Hello,

It is usually not about disk space (though that is also not exactly free and unlimited either), but about compilation/update delays, ease of management, additional security risks, additional ways to fail for the system as a whole, etc.
Not to mention simple elegance.
Best wishes
Eugene



-----Original Message----- From: Bill Tillman
Sent: Wednesday, July 03, 2013 7:26 PM
To: freebsd-questions@freebsd.org
Subject: Re: X client without X server

Just my 2ยข worth on this. Sure, one always wants to keep overhead low. But the days of limited RAM, small hard drives, etc...are long since behind us.
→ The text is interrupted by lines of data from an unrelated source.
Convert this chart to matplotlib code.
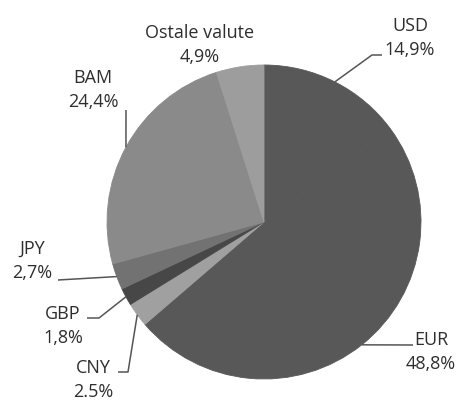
import numpy as np
from matplotlib import pyplot as plt

plt.rcParams['font.family'] = ['Open Sans', 'DejaVu Sans']

# Data
labels = ['USD', 'EUR', 'CNY', 'GBP', 'JPY', 'BAM', 'Ostale valute']
shares = [14.9, 48.8, 2.5, 1.8, 2.7, 24.4, 4.9]
share_text = ['14,9%', '48,8%', '2.5%', '1,8%', '2,7%', '24,4%', '4,9%']
colors = ['#585858', '#585858', '#a0a0a0', '#474747', '#727272', '#8a8a8a', '#9d9d9d']

# layout in pixels (y from top): label centre, leader points after the wedge edge
H = 404
label_pos = [(410, 38), (431, 352), (93, 380), (63, 326), (32, 261), (93, 90), (200, 45)]
leaders = [
    [(372, 55), (382, 55)],
    [(413, 345)],
    [(128, 372), (118, 372)],
    [(99, 318), (87, 318)],
    [(58, 280)],
    [(126, 110)],
    [],
]

fig = plt.figure(figsize=(4.64, 4.04), dpi=100)
ax = fig.add_axes([0, 0, 1, 1])

cx, cy, r = 264, H - 222, 157
wedges, _ = ax.pie(shares, colors=colors, startangle=90, counterclock=False,
                   center=(cx, cy), radius=r, wedgeprops={'linewidth': 0.6},
                   frame=True)
for w, c in zip(wedges, colors):
    w.set_edgecolor(c)
ax.set_xlim(0, 464)
ax.set_ylim(0, H)
ax.set_aspect('equal')
ax.axis('off')

for w, lab, txt, pos, lead in zip(wedges, labels, share_text, label_pos, leaders):
    mid = np.deg2rad((w.theta1 + w.theta2) / 2)
    if lead:
        xs = [cx + r * np.cos(mid)] + [p[0] for p in lead]
        ys = [cy + r * np.sin(mid)] + [H - p[1] for p in lead]
        ax.plot(xs, ys, color='#555555', lw=1.1, solid_capstyle='butt')
    ax.text(pos[0], H - pos[1], lab + '\n' + txt, ha='center', va='center',
            fontsize=13, color='#2e2e2e', linespacing=1.45)

plt.savefig('out.png', dpi=100)
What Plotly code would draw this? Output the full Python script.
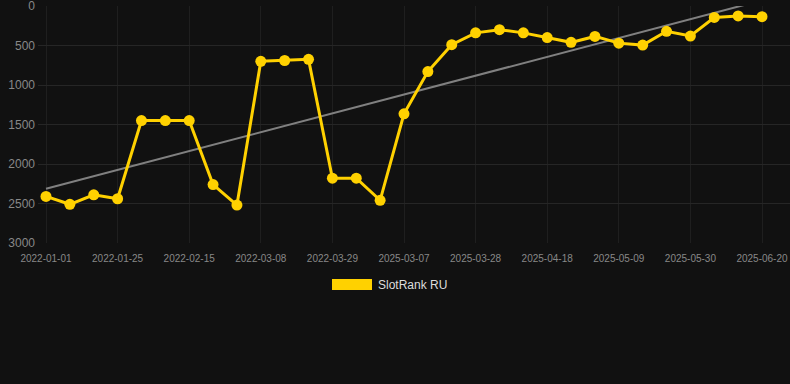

I remember in 1994 when and IT consultant came in and built a Novell server for us with a whopping 1 GB hard drive. And back then how we thought with a 1 GB hard drive we'd never run out of space. Well these days one could easily run out of space with such a small hard drive. But with today's systems having 2 or 3 TB drives and GB's of RAM, something as trivial as X-Server should not be a problem. If you don't need it, don't run it. But to worry about the space it takes up is kind of a moot point these days. And like some of the other replies mentioned, xterm may not require it, but one of xterm's dependencies may. I run Asterisk routinely on my systems and I'm always amazed at how installing one port requires no less than 38 other ports to be installed as well.